Letter to the editor

RNAO CEO Dr. Doris Grinspun’s letter about the COVID-19 vaccine rollout appeared in the Toronto Sun (Feb. 12). For more on the province’s shortcomings as they relate to the rollout, read Conversations with members in this issue.

Glad to see Ontario’s COVID-19 science table is learning from Israel, the world’s leader on per capita vaccination. I know the Israeli health system as I practised there for a decade and also have most of my family there, all of whom are already vaccinated. There are three fundamental things we can learn from Israel’s vaccination success. First, the vaccination rollout is entirely delivered by nurses working in primary care, which is the anchoring sector of Israel’s four health-maintenance organizations (HMO).

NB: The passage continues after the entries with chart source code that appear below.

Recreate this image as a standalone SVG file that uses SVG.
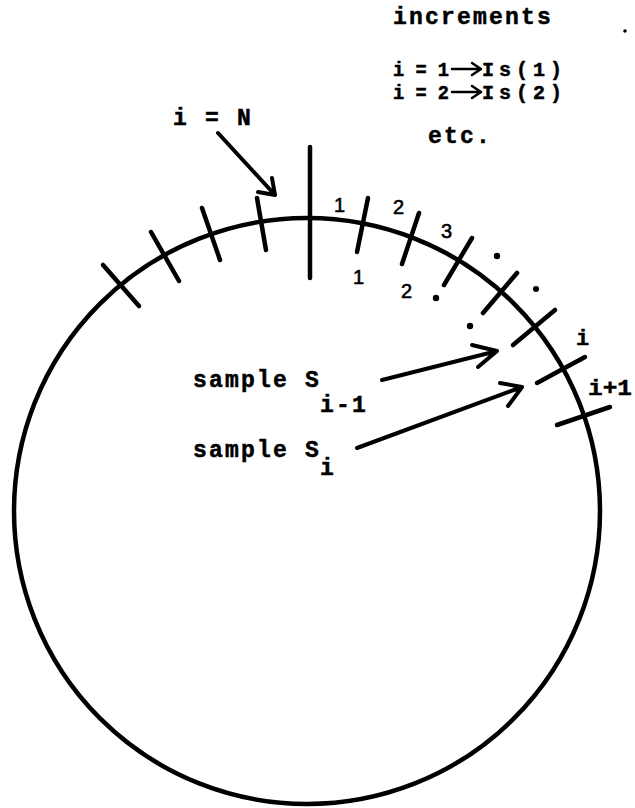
<svg xmlns="http://www.w3.org/2000/svg" width="635" height="808" viewBox="0 0 635 808">
<style>
.ln{stroke:#000;stroke-width:4.5;fill:none}
.tk{stroke:#000;stroke-width:4.5;fill:none;stroke-linecap:round}
.ar{stroke:#000;stroke-width:4;fill:none;stroke-linecap:round;stroke-linejoin:round}
.la{stroke:#000;stroke-width:2.5;fill:none;stroke-linecap:round;stroke-linejoin:round}
.tw{font-family:"Liberation Mono","DejaVu Sans Mono",monospace;font-weight:bold;font-size:23px;letter-spacing:2.2px;fill:#000;stroke:#000;stroke-width:0.5}
.hw{font-family:"Liberation Sans","DejaVu Sans",sans-serif;font-size:20px;fill:#000;stroke:#000;stroke-width:0.6}
.sm{font-family:"Liberation Mono","DejaVu Sans Mono",monospace;font-weight:bold;font-size:22px;fill:#000;stroke:#000;stroke-width:0.4}
.rw{font-family:"Liberation Mono","DejaVu Sans Mono",monospace;font-weight:bold;font-size:20px;fill:#000;stroke:#000;stroke-width:0.5}
</style>
<rect width="635" height="808" fill="#fff"/>
<g id="circle">
<circle class="ln" cx="307" cy="511" r="293"/>
<line class="tk" x1="310" y1="147" x2="310" y2="278"/>
</g>
<g id="ticks">
<line class="tk" x1="103" y1="265" x2="139" y2="306"/>
<line class="tk" x1="151" y1="232" x2="179" y2="281"/>
<line class="tk" x1="202" y1="208" x2="220" y2="260"/>
<line class="tk" x1="257" y1="198" x2="266" y2="250"/>
<line class="tk" x1="368" y1="198" x2="357" y2="252"/>
<line class="tk" x1="419" y1="213" x2="402" y2="264"/>
<line class="tk" x1="472" y1="238" x2="444" y2="285"/>
<line class="tk" x1="517" y1="273" x2="483" y2="313"/>
<line class="tk" x1="555" y1="310" x2="513" y2="345"/>
<line class="tk" x1="585" y1="357" x2="537" y2="383"/>
<line class="tk" x1="610" y1="407" x2="557" y2="425"/>
</g>
<g id="dots" fill="#000">
<circle cx="497" cy="256" r="3.2"/>
<circle cx="536" cy="289" r="3"/>
<circle cx="436" cy="298" r="3.2"/>
<circle cx="470" cy="326" r="3.2"/>
<circle cx="625" cy="31" r="1.8"/>
</g>
<g id="tick-labels">
<text class="hw" x="334" y="212">1</text>
<text class="hw" x="393" y="214">2</text>
<text class="hw" x="441" y="238">3</text>
<text class="hw" x="353" y="284">1</text>
<text class="hw" x="401" y="298">2</text>
<text class="sm" x="576" y="345">i</text>
<text class="sm" x="588" y="395" textLength="44" lengthAdjust="spacingAndGlyphs">i+1</text>
</g>
<g id="legend">
<text class="tw" x="393" y="24">increments</text>
<text class="rw" x="393" y="76" textLength="56" lengthAdjust="spacingAndGlyphs">i = 1</text>
<text class="rw" x="482" y="76" textLength="80" lengthAdjust="spacing">Is(1)</text>
<text class="rw" x="393" y="99" textLength="56" lengthAdjust="spacingAndGlyphs">i = 2</text>
<text class="rw" x="482" y="99" textLength="80" lengthAdjust="spacing">Is(2)</text>
<text class="tw" x="428" y="143">etc.</text>
</g>
<g id="label-iN">
<text class="tw" x="173" y="125">i = N</text>
</g>
<g id="label-s-prev">
<text class="tw" x="193" y="387">sample S</text>
<text class="tw" x="320" y="412">i-1</text>
</g>
<g id="label-s-i">
<text class="tw" x="193" y="457">sample S</text>
<text class="tw" x="320" y="475">i</text>
</g>
<g id="connectors">
<path class="la" d="M452 69 H480 M472 63 L481 69 L472 75"/>
<path class="la" d="M452 92 H480 M472 86 L481 92 L472 98"/>
<path class="ar" d="M218 133 L275 195 M258 192 L275 195 L272 178"/>
<path class="ar" d="M382 380 L497 351 M472 345 L497 351 L478 367"/>
<path class="ar" d="M357 448 L522 387 M500 383 L522 387 L508 406"/>
</g>
</svg>
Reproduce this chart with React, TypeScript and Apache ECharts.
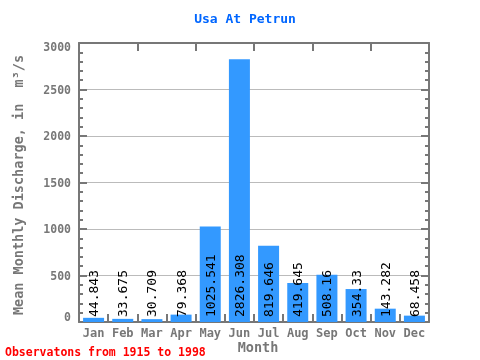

Second, Israel never relied on hospitals to store vaccines or to inoculate its citizens. Instead, they have zealously protected hospitals to care for the very sick. Third, Israel’s rollout in order of priority was all health-care workers, followed by nursing homes residents, and then everyone 60 and older. Ontario can get it right too, by moving away from hospital-delivered vaccinations to our community sector: Public health, primary care, home care, and pharmacies, deploying the thousands of nurses, physicians and pharmacists working in community care and relying on community-based tried and true distribution systems for vaccinations. It would accelerate a provincewide COVID-19 rollout plan 24-hours-a-day, seven-days-a-week. We must follow Israel’s third and important lesson and vaccinate everyone over the age of 60 and fast, before the new variants claim their lives. Let’s get ready to roll up our sleeves and get the vaccine for the sooner the healthier we will all be.